Quote word for word the lines below, beginning with the first and ending with the one that has "(improve) at (574,688)". Drop the pictures.

── Provided records ──

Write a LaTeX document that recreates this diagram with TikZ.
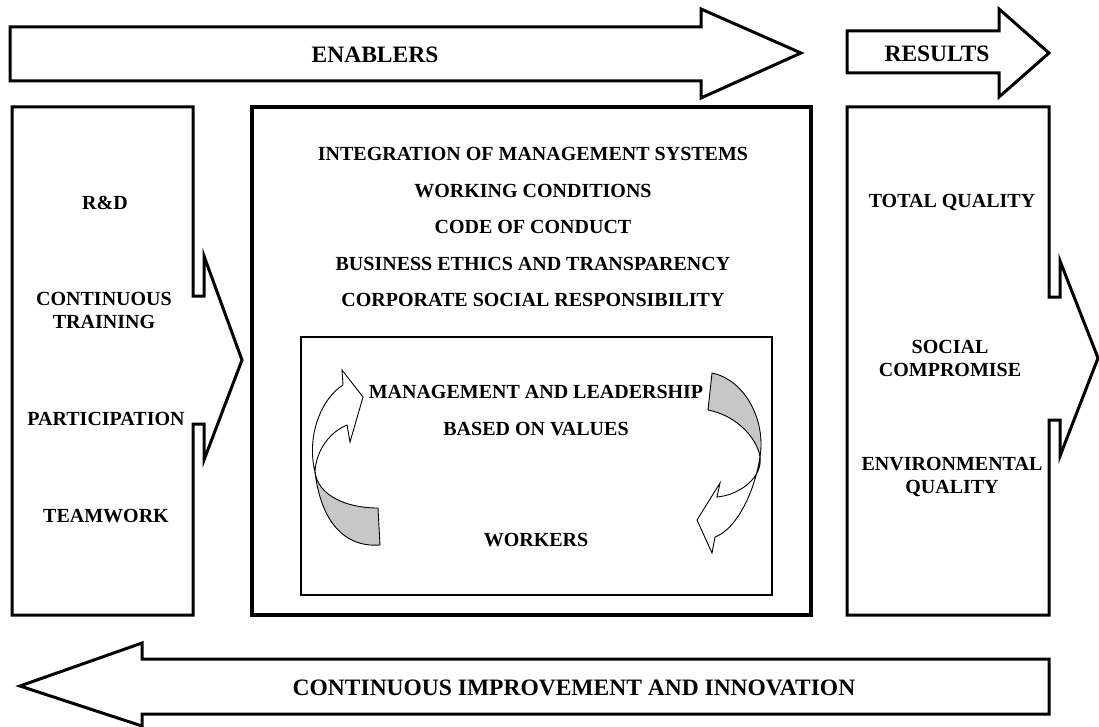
\documentclass[tikz,border=0pt]{standalone}
\usepackage{fontspec}
\setmainfont{Liberation Serif}
\begin{document}
\begin{tikzpicture}[
  x=1pt, y=-1pt,
  box/.style={draw, line width=3pt},
  lbl/.style={font=\bfseries\fontsize{20}{23}\selectfont, align=center},
  big/.style={font=\bfseries\fontsize{23.5}{28}\selectfont},
  twist/.style={draw, line width=0.9pt, fill=white},
  shade/.style={draw, line width=0.9pt, fill=black!22}
]
\useasboundingbox (0,0) rectangle (1099,727);

% big arrows
\draw[box] (10,27) -- (701,27) -- (701,9) -- (801,53) -- (701,98) -- (701,81) -- (10,81) -- cycle;
\draw[box] (847,31) -- (999,31) -- (999,9) -- (1049,53) -- (999,97) -- (999,73) -- (847,73) -- cycle;
\draw[box] (1049,659) -- (142,659) -- (142,643) -- (20,686) -- (142,726) -- (142,714) -- (1049,714) -- cycle;
\node[big] (enablers) at (375,55) {ENABLERS};
\node[big] (results) at (937,54) {RESULTS};
\node[big] (improve) at (574,688) {CONTINUOUS IMPROVEMENT AND INNOVATION};

% side boxes with their arrows
\draw[box] (12,107) -- (193,107) -- (193,296) -- (204,296) -- (204,256) -- (242,360)
  -- (204,460) -- (204,424) -- (193,424) -- (193,615) -- (12,615) -- cycle;
\draw[box] (847,107) -- (1049,107) -- (1049,297) -- (1060,297) -- (1060,261) -- (1098,358)
  -- (1060,456) -- (1060,420) -- (1049,420) -- (1049,615) -- (847,615) -- cycle;

% middle
\draw[box, line width=4.5pt] (252,107) rectangle (811,615);
\draw[line width=2.5pt] (301,337) rectangle (772,595);

% twisted arrows
\draw[shade] (315,472) .. controls (320,515) and (340,548) .. (380,545) -- (378,508)
  .. controls (345,508) and (318,495) .. (315,472);
\draw[twist] (343,385) -- (342,370) -- (363,397) -- (350,442) -- (347,425)
  .. controls (330,432) and (316,450) .. (315,472)
  .. controls (306,435) and (322,398) .. (343,385);
\draw[shade] (712,373) .. controls (745,380) and (766,420) .. (760,457)
  .. controls (757,437) and (735,415) .. (708,410) -- cycle;
\draw[twist] (760,457) .. controls (763,477) and (740,495) .. (717,497) -- (720,483)
  -- (697,520) -- (712,553) -- (715,537) .. controls (735,530) and (754,495) .. (760,457);

% labels
\node[lbl] (rd) at (105,203) {R\&D};
\node[lbl] (train) at (104,310) {CONTINUOUS\\TRAINING};
\node[lbl] (part) at (106,419) {PARTICIPATION};
\node[lbl] (team) at (106,516) {TEAMWORK};

\node[lbl, font=\bfseries\fontsize{20}{36.5}\selectfont] (values) at (533,227)
  {INTEGRATION OF MANAGEMENT SYSTEMS\\WORKING CONDITIONS\\CODE OF CONDUCT\\
   BUSINESS ETHICS AND TRANSPARENCY\\CORPORATE SOCIAL RESPONSIBILITY};
\node[lbl, font=\bfseries\fontsize{20}{37}\selectfont] (lead) at (536,411)
  {MANAGEMENT AND LEADERSHIP\\BASED ON VALUES};
\node[lbl] (workers) at (536,540) {WORKERS};

\node[lbl] (total) at (952,203) {TOTAL QUALITY};
\node[lbl] (social) at (950,358) {SOCIAL\\COMPROMISE};
\node[lbl] (env) at (952,477) {ENVIRONMENTAL\\QUALITY};
\end{tikzpicture}
\end{document}
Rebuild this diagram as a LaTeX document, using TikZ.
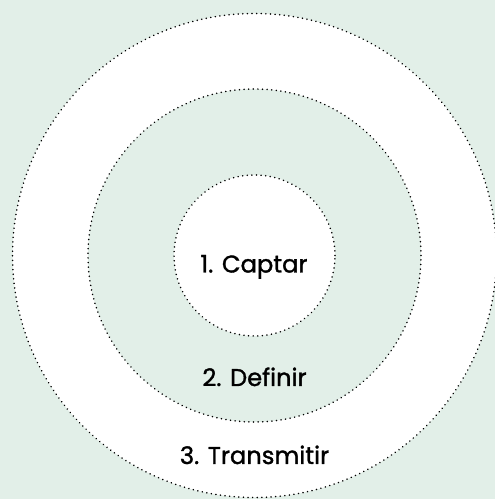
\documentclass[tikz,border=0pt]{standalone}
\usepackage{fontspec}
\setmainfont{Poppins}
\newfontfamily\lblfont[FakeBold=1.3]{Poppins}
\definecolor{bggreen}{HTML}{E2EFE8}
\begin{document}
\begin{tikzpicture}[x=1pt,y=1pt,
  ring/.style={circle, draw=black, line width=1.7pt, dash pattern=on 0.01pt off 4.6pt, line cap=round, inner sep=0pt},
  lbl/.style={font=\lblfont\fontsize{24.2}{26}\selectfont, text=black, anchor=base, inner sep=0pt}]
\fill[bggreen] (0,0) rectangle (495,499);
\useasboundingbox (0,0) rectangle (495,499);
\node[ring, fill=white, minimum size=484pt] (outer) at (254.5,243.5) {};
\node[ring, fill=bggreen, minimum size=333pt] (middle) at (254.5,243.5) {};
\node[ring, fill=white, minimum size=161pt] (inner) at (254.5,243.5) {};
\node[lbl] (t1) at (254,226.5) {1. Captar};
\node[lbl] (t2) at (254.5,113) {2. Definir};
\node[lbl] (t3) at (254.5,35) {3. Transmitir};
\end{tikzpicture}
\end{document}
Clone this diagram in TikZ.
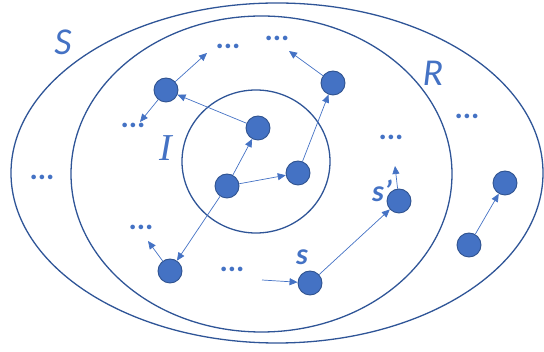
\documentclass[tikz,border=0pt]{standalone}
\usepackage{fontspec}
\setmainfont{Carlito}
\newfontfamily\serifit{Liberation Serif}
\usetikzlibrary{arrows.meta}
\definecolor{ringc}{HTML}{2F5597}
\definecolor{nodef}{HTML}{4472C4}
\definecolor{noded}{HTML}{2F528F}
\definecolor{txtc}{HTML}{4472C4}
\tikzset{
  ring/.style={draw=ringc, line width=1.3pt},
  st/.style={circle, fill=nodef, draw=noded, line width=0.9pt, minimum size=24pt, inner sep=0pt},
  arr/.style={draw=nodef, line width=0.7pt, -{Triangle[length=8pt,width=7pt]}},
  dots/.style={text=txtc, font=\fontsize{31}{31}\selectfont\bfseries, inner sep=0pt},
  setlbl/.style={text=txtc, font=\fontsize{38}{38}\selectfont\itshape, inner sep=0pt},
  stlbl/.style={text=txtc, font=\fontsize{30}{30}\selectfont\bfseries\itshape, inner sep=0pt}
}
\begin{document}
\begin{tikzpicture}[x=1pt,y=-1pt]
\useasboundingbox (0,0) rectangle (544,352);
% sets
\draw[ring] (277,173) ellipse [x radius=266, y radius=170];
\draw[ring] (261.5,174) ellipse [x radius=190.5, y radius=158];
\draw[ring] (256,161.5) ellipse [x radius=74, y radius=71.5];
% labels
\node[setlbl] (lS) at (63,42) {S};
\node[setlbl] (lR) at (433,73) {R};
\node[text=txtc, font=\fontsize{38}{38}\selectfont\serifit\itshape, inner sep=0pt] (lI) at (166,148) {I};
% states
\node[st] (n1) at (166,90) {};
\node[st] (n2) at (258,128) {};
\node[st] (n3) at (227,186) {};
\node[st] (n4) at (298,173) {};
\node[st] (n5) at (333,83) {};
\node[st] (n6) at (170,271) {};
\node[st] (n7) at (310,283) {};
\node[st] (n8) at (399,201) {};
\node[st] (n9) at (505,183) {};
\node[st] (n10) at (469,245) {};
\node[stlbl] (ls) at (302,257) {s};
\node[stlbl] (lsp) at (382,191) {s’};
% dots
\node[dots] (d1) at (228,46) {...};
\node[dots] (d2) at (277,38) {...};
\node[dots] (d3) at (133,125) {...};
\node[dots] (d4) at (391,137) {...};
\node[dots] (d5) at (467,116) {...};
\node[dots] (d6) at (42,177) {...};
\node[dots] (d7) at (141,227) {...};
\node[dots] (d8) at (232,269) {...};
% arrow ends
\coordinate (a1) at (207,53);
\coordinate (a3) at (140,122);
\coordinate (a2) at (289,51);
\coordinate (a4) at (395,166);
\coordinate (a7) at (148,241);
\coordinate (a8) at (262,280);
% arrows
\draw[arr] (n1) -- (a1);
\draw[arr] (n1) -- (a3);
\draw[arr] (n2) -- (n1);
\draw[arr] (n3) -- (n2);
\draw[arr] (n3) -- (n4);
\draw[arr] (n3) -- (n6);
\draw[arr] (n4) -- (n5);
\draw[arr] (n5) -- (a2);
\draw[arr] (n6) -- (a7);
\draw[arr] (a8) -- (n7);
\draw[arr] (n7) -- (n8);
\draw[arr] (n8) -- (a4);
\draw[arr] (n10) -- (n9);
\end{tikzpicture}
\end{document}
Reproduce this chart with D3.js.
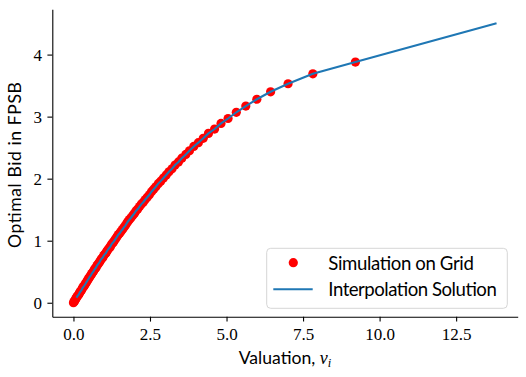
<!DOCTYPE html>
<html>
<head>
<meta charset="utf-8">
<script src="https://cdn.jsdelivr.net/npm/d3@7"></script>
<style>
    body { margin: 0; background: #fff; }
    .tick text { font-family: "Liberation Serif", serif; font-size: 17px; }
    .label { font-family: Lato, sans-serif; font-size: 17.6px; }
    .legend text { font-family: Lato, sans-serif; font-size: 18.6px; }
</style>
</head>
<body>
<div class="chart"></div>
<script>
// grid valuations (quantiles) and simulated optimal bids
const valuation = [
    0.00, 0.02, 0.04, 0.06, 0.08, 0.10, 0.12, 0.15, 0.17, 0.19,
    0.21, 0.23, 0.26, 0.28, 0.30, 0.33, 0.35, 0.37, 0.40, 0.42,
    0.45, 0.47, 0.50, 0.52, 0.55, 0.58, 0.60, 0.63, 0.66, 0.68,
    0.71, 0.74, 0.77, 0.80, 0.83, 0.86, 0.89, 0.92, 0.96, 0.99,
    1.02, 1.06, 1.09, 1.12, 1.16, 1.20, 1.23, 1.27, 1.31, 1.35,
    1.39, 1.43, 1.47, 1.51, 1.55, 1.60, 1.64, 1.69, 1.74, 1.78,
    1.83, 1.88, 1.94, 1.99, 2.04, 2.10, 2.16, 2.22, 2.28, 2.34,
    2.41, 2.48, 2.55, 2.62, 2.69, 2.77, 2.85, 2.94, 3.03, 3.12,
    3.22, 3.32, 3.43, 3.54, 3.67, 3.79, 3.93, 4.08, 4.24, 4.41,
    4.61, 4.82, 5.05, 5.32, 5.63, 5.99, 6.44, 7.01, 7.82, 9.21
]
const simBid = [
    0.00, 0.02, 0.03, 0.05, 0.07, 0.08, 0.10, 0.12, 0.13, 0.15,
    0.17, 0.18, 0.20, 0.22, 0.24, 0.26, 0.27, 0.29, 0.31, 0.33,
    0.35, 0.37, 0.39, 0.41, 0.43, 0.45, 0.47, 0.49, 0.51, 0.53,
    0.55, 0.57, 0.60, 0.62, 0.64, 0.66, 0.69, 0.71, 0.73, 0.76,
    0.78, 0.80, 0.83, 0.85, 0.88, 0.90, 0.93, 0.96, 0.98, 1.01,
    1.04, 1.07, 1.10, 1.12, 1.15, 1.18, 1.21, 1.24, 1.28, 1.31,
    1.34, 1.37, 1.41, 1.44, 1.48, 1.51, 1.55, 1.59, 1.62, 1.66,
    1.70, 1.74, 1.79, 1.83, 1.87, 1.92, 1.96, 2.01, 2.06, 2.11,
    2.16, 2.22, 2.27, 2.33, 2.39, 2.45, 2.52, 2.58, 2.65, 2.73,
    2.80, 2.89, 2.97, 3.07, 3.17, 3.28, 3.40, 3.53, 3.69, 3.88
]
// interpolation solution: grid from v=0.10 on, carried out to v=13.82
const interpV = valuation.slice(5).concat([13.82])
const interpB = simBid.slice(5).concat([4.505])

const xTicks = [0, 2.5, 5, 7.5, 10, 12.5]
const yTicks = [0, 1, 2, 3, 4]

const width = 526
const height = 377
const margin = {top: 9.3, right: 8.3, bottom: 60.3, left: 52.3}

const svg = d3.select(".chart")
    .append('svg')
    .attr('width', width)
    .attr('height', height)

const x = d3.scaleLinear()
    .domain([-0.691, 14.511])
    .range([margin.left, width - margin.right])

const y = d3.scaleLinear()
    .domain([-0.225, 4.73])
    .range([height - margin.bottom, margin.top])

svg.append('g')
    .attr('transform', `translate(0,${height - margin.bottom})`)
    .call(d3.axisBottom(x).tickValues(xTicks).tickFormat(d3.format('.1f')).tickSize(4.9).tickPadding(6.5).tickSizeOuter(0))
    .call(g => g.select('.domain').attr('stroke-width', 1.1))
    .call(g => g.selectAll('.tick line').attr('stroke-width', 1.1))
    .call(g => g.selectAll('.tick text').attr('fill', '#000'))

svg.append('g')
    .attr('transform', `translate(${margin.left},0)`)
    .call(d3.axisLeft(y).tickValues(yTicks).tickFormat(d3.format('d')).tickSize(4.9).tickPadding(5.5).tickSizeOuter(0))
    .call(g => g.select('.domain').attr('stroke-width', 1.1))
    .call(g => g.selectAll('.tick line').attr('stroke-width', 1.1))
    .call(g => g.selectAll('.tick text').attr('fill', '#000'))

svg.append('g')
    .selectAll('circle')
    .data(valuation)
    .join('circle')
    .attr('cx', d => x(d))
    .attr('cy', (d, i) => y(simBid[i]))
    .attr('r', 4.6)
    .attr('fill', '#ff0000')

const line = d3.line()
    .x(d => x(d))
    .y((d, i) => y(interpB[i]))

svg.append('path')
    .datum(interpV)
    .attr('d', line)
    .attr('fill', 'none')
    .attr('stroke', '#1f77b4')
    .attr('stroke-width', 2.1)

// axis labels
const xl = svg.append('text')
    .attr('class', 'label')
    .attr('x', 285)
    .attr('y', 364)
    .attr('text-anchor', 'middle')
xl.append('tspan').text('Valuation, ')
xl.append('tspan').attr('font-family', '"Liberation Serif", serif').attr('font-style', 'italic').attr('font-size', 18).text('v')
xl.append('tspan').attr('font-family', '"Liberation Serif", serif').attr('font-style', 'italic').attr('font-size', 12.5).attr('dy', 3).text('i')

svg.append('text')
    .attr('class', 'label')
    .attr('transform', 'translate(21,165) rotate(-90)')
    .attr('text-anchor', 'middle')
    .attr('textLength', 166)
    .text('Optimal Bid in FPSB')

// legend
const lg = svg.append('g').attr('class', 'legend')

lg.append('rect')
    .attr('x', 266.7)
    .attr('y', 248.3)
    .attr('width', 240.6)
    .attr('height', 60)
    .attr('rx', 4)
    .attr('fill', '#fff')
    .attr('fill-opacity', 0.8)
    .attr('stroke', '#d6d6d6')
    .attr('stroke-width', 1)

lg.append('circle')
    .attr('cx', 293.3)
    .attr('cy', 262.7)
    .attr('r', 4.6)
    .attr('fill', '#ff0000')

lg.append('text')
    .attr('x', 328.3)
    .attr('y', 269.5)
    .attr('textLength', 145.5)
    .text('Simulation on Grid')

lg.append('line')
    .attr('x1', 273.3)
    .attr('x2', 312.7)
    .attr('y1', 289.3)
    .attr('y2', 289.3)
    .attr('stroke', '#1f77b4')
    .attr('stroke-width', 2.1)

lg.append('text')
    .attr('x', 328.3)
    .attr('y', 296)
    .attr('textLength', 168.5)
    .text('Interpolation Solution')
</script>
</body>
</html>
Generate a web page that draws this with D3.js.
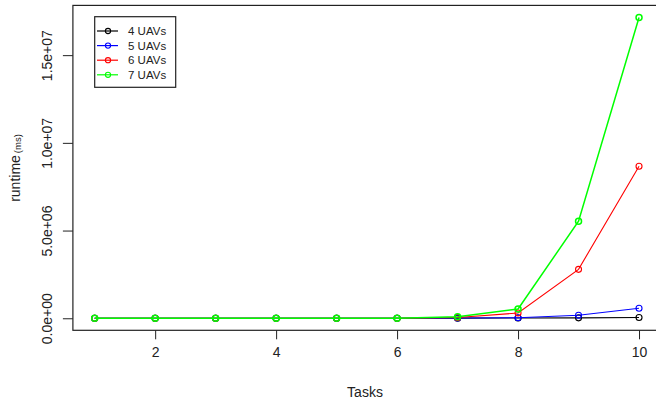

───

[Written solution]
Write a LaTeX document that recreates this diagram with TikZ.
\documentclass[tikz,border=0pt]{standalone}
\usepackage{fontspec}
\setmainfont{Liberation Serif}
\begin{document}
\begin{tikzpicture}[
  x=1pt, y=-1pt,
  box/.style={draw, line width=3pt},
  lbl/.style={font=\bfseries\fontsize{20}{23}\selectfont, align=center},
  big/.style={font=\bfseries\fontsize{23.5}{28}\selectfont},
  twist/.style={draw, line width=0.9pt, fill=white},
  shade/.style={draw, line width=0.9pt, fill=black!22}
]
\useasboundingbox (0,0) rectangle (1099,727);

% big arrows
\draw[box] (10,27) -- (701,27) -- (701,9) -- (801,53) -- (701,98) -- (701,81) -- (10,81) -- cycle;
\draw[box] (847,31) -- (999,31) -- (999,9) -- (1049,53) -- (999,97) -- (999,73) -- (847,73) -- cycle;
\draw[box] (1049,659) -- (142,659) -- (142,643) -- (20,686) -- (142,726) -- (142,714) -- (1049,714) -- cycle;
\node[big] (enablers) at (375,55) {ENABLERS};
\node[big] (results) at (937,54) {RESULTS};
\node[big] (improve) at (574,688) {CONTINUOUS IMPROVEMENT AND INNOVATION};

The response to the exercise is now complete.